A BANNED flavouring which is linked to cancer has been found in dangerous levels in e-cigarettes, experts have warned.
Scientists say the chemical – called pulegone – is contained in menthol and mint flavoured vapes and smokeless tobacco products.
The US Food and Drug Administration banned pulegone as a food additive last year following pressure from consumer groups – because of its carcinogenic properties.
Yet the agency does not regulate the chemical’s presence in e-cigarettes, according to the new study from Duke University Medical Center, published in the journal JAMA Internal Medicine today.
Lead author Prof Sven-Eric Jordt said: “Our findings suggest that the FDA should implement measures to mitigate pulegone-related health risks before suggesting mint and menthol-flavoured e-cigarettes and smokeless tobacco products as alternatives for people who use combustible tobacco products.”
Dr Jordt and his research partner Sairam V. Jabba started looking into e-cigarette liquids after the US Centers for Disease Control and Prevention (CDC) published studies showing that they contain substantial amounts of the chemical.
Cause for concern
The two researchers analysed whether several top brands of regular menthol cigarettes, three e-cigarette brands, and one smokeless tobacco brand contain enough pulegone to be a cause for concern.
They compared the CDC-reported amounts of pulegone with the levels at which exposure-related tumours were reported in animal studies.
Their analysis found that the levels in the e-cigarettes and smokeless tobacco exceeded the thresholds of concern.
However, regular menthol cigarettes contained levels below the thresholds.
Dr Jordt added: “Our analysis suggests that users of mint and menthol-flavoured e-cigarettes and smokeless tobacco are exposed to pulegone levels higher than the FDA considers acceptable for intake in food, and higher than in smokers of combustible menthol cigarettes.
“The tobacco industry has long known about the dangers of pulegone and has continuously tried to minimise its levels in menthol cigarette flavourings, so the levels are much lower in menthol cigarettes than in electronic cigarettes.”
E-cigarette manufacturers may be less familiar with the dangers and use cheaper ingredients to lower costs, the researchers said.
But experts warn that this study has its limitations and its findings should be considered carefully.
Prof Paul Aveyard, Professor of Behavioural Medicine, at University of Oxford, notes that not all pulegone in e-liquids are absorbed during vaping.
He said: “The study seems to have reported on the pulegone concentration in e-liquids, making the unjustified assumption that all the pulegone in the e-liquid is absorbed.
“We know, for example, that nearly all the nicotine in e-liquid is not absorbed either from cigarettes or from e-liquids and it is likely that most pulegone is not absorbed, as most of the vapour from e-cigarettes is exhaled.”

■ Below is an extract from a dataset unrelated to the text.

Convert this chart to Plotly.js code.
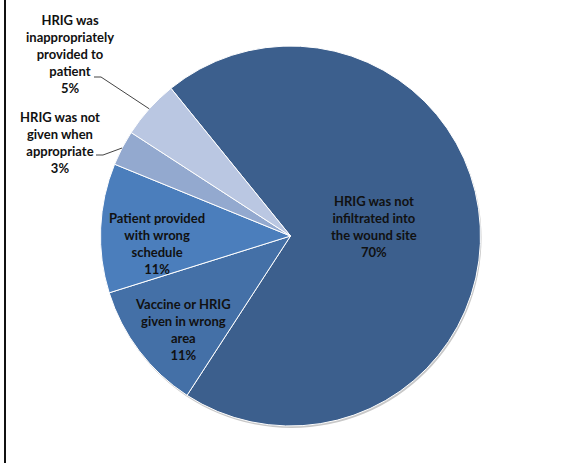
<!DOCTYPE html>
<html>
<head>
<meta charset="utf-8">
<script src="https://cdn.plot.ly/plotly-3.0.1.min.js"></script>
<style>html,body{margin:0;padding:0;background:#fff;}#chart{width:570px;height:463px;}</style>
</head>
<body>
<div id="chart"></div>
<script>
// Data
var labels = [
  "HRIG was not<br>infiltrated into<br>the wound site",
  "Vaccine or HRIG<br>given in wrong<br>area",
  "Patient provided<br>with wrong<br>schedule",
  "HRIG was not<br>given when<br>appropriate",
  "HRIG was<br>inappropriately<br>provided to<br>patient"
];
var values = [70, 11, 11, 3, 5];
var pctLabels = ["70%", "11%", "11%", "3%", "5%"];
var colors = ["#3C5F8D", "#4470A7", "#4B7EBC", "#93A9CF", "#BAC7E2"];

var W = 570, H = 463;
var cx = 290.5, cy = 236, R = 190;
var rotation = -39;

function px(x){ return x / W; }
function py(y){ return 1 - y / H; }

// label block positions (pixel) and whether outside
var labelPos = [
  {x: 374, y: 226, out: false},
  {x: 183, y: 329, out: false},
  {x: 157, y: 243, out: false},
  {x: 60,  y: 143, out: true, tx: 96,  ty: 155},
  {x: 70,  y: 54,  out: true, tx: 94,  ty: 77}
];

var total = values.reduce(function(a,b){return a+b;}, 0);
var annotations = [];
var shapes = [];
var cum = 0;
for (var i = 0; i < values.length; i++) {
  var mid = rotation + (cum + values[i] / 2) / total * 360;
  cum += values[i];
  var p = labelPos[i];
  annotations.push({
    xref: 'paper', yref: 'paper', x: px(p.x), y: py(p.y),
    xanchor: 'center', yanchor: 'middle', showarrow: false,
    align: 'center',
    text: '<b>' + labels[i] + '<br>' + pctLabels[i] + '</b>',
    font: {family: 'Lato, "Open Sans", sans-serif', size: 13, color: '#111111'}
  });
  if (p.out) {
    var a = mid * Math.PI / 180;
    var ex = cx + R * Math.sin(a), ey = cy - R * Math.cos(a);
    shapes.push({
      type: 'path', xref: 'paper', yref: 'paper',
      path: 'M ' + px(p.tx) + ',' + py(p.ty) + ' L ' + px(p.tx + 7) + ',' + py(p.ty) + ' L ' + px(ex) + ',' + py(ey),
      line: {color: '#444', width: 1}
    });
  }
}
// left frame line
shapes.push({type: 'line', xref: 'paper', yref: 'paper', x0: px(5), x1: px(5), y0: 0, y1: 1, line: {color: '#111', width: 2}});
// subtle shadow behind pie
shapes.push({type: 'circle', xref: 'paper', yref: 'paper', layer: 'below',
  x0: px(cx - R + 1), x1: px(cx + R + 1), y0: py(cy + R + 2), y1: py(cy - R + 2),
  fillcolor: '#c8c8c8', line: {width: 0}});

var trace = {
  type: 'pie',
  labels: labels,
  values: values,
  sort: false,
  direction: 'clockwise',
  rotation: rotation,
  textinfo: 'none',
  hoverinfo: 'none',
  marker: {colors: colors, line: {color: '#ffffff', width: 1}},
  domain: {x: [px(cx - R), px(cx + R)], y: [py(cy + R), py(cy - R)]},
  showlegend: false
};

var layout = {
  width: W, height: H,
  margin: {l: 0, r: 0, t: 0, b: 0},
  paper_bgcolor: '#ffffff',
  showlegend: false,
  annotations: annotations,
  shapes: shapes
};

Plotly.newPlot('chart', [trace], layout, {displayModeBar: false, staticPlot: true});
</script>
</body>
</html>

What are the dangers of vaping in the UK?
In the UK, e-cigarettes are tightly regulated for safety and quality.
They’re not completely risk free, but they carry a small fraction of the risk of cigarettes.
E-cigarettes do not produce tar or carbon monoxide, two of the most harmful elements in tobacco smoke.
The liquid and vapour contain some potentially harmful chemicals also found in cigarette smoke, but at much lower levels.
While nicotine is the addictive substance in cigarettes, it’s relatively harmless.
Almost all of the harm from smoking comes from the thousands of other chemicals in tobacco smoke, many of which are toxic.
Nicotine replacement therapy has been widely used for many years to help people stop smoking and is a safe treatment.
There’s no evidence so far that vaping causes harm to other people around you.
This is in contrast to secondhand smoke from smoking, which is known to be very harmful to health.
Dr Lion Shahab, Senior Lecturer in Epidemiology & Public Health, University College London (UCL), added: “The study did not assess actual exposure in humans which is important because exposure is not simply a function of e-liquid constituents but also of the interaction between users and how they use e-cigarettes to warm up the e-liquid.
“Further, the data used to derive the likely exposure profile comes from a limited number of e-liquids assessed more than five years ago.
“It is therefore unclear if results apply to products used nowadays.”
The research has been published the day after New York state governor Andrew Cuomo banned all flavoured e-cigarettes from being sold.
He warned that flavours, including bubble gum and cotton candy, were leading young people to get hooked on nicotine.
MORE ON VAPING
It follows a spike of mysterious and life-threatening lung diseases – believed to be linked to vaping – over the summer.
In the US, six people are now reported to have died from vaping-related lung illnesses.
The latest person to die was in their 50s and from Kansas.
They were in hospital “with symptoms that progressed rapidly”, but also to have had a history of underlying health issues.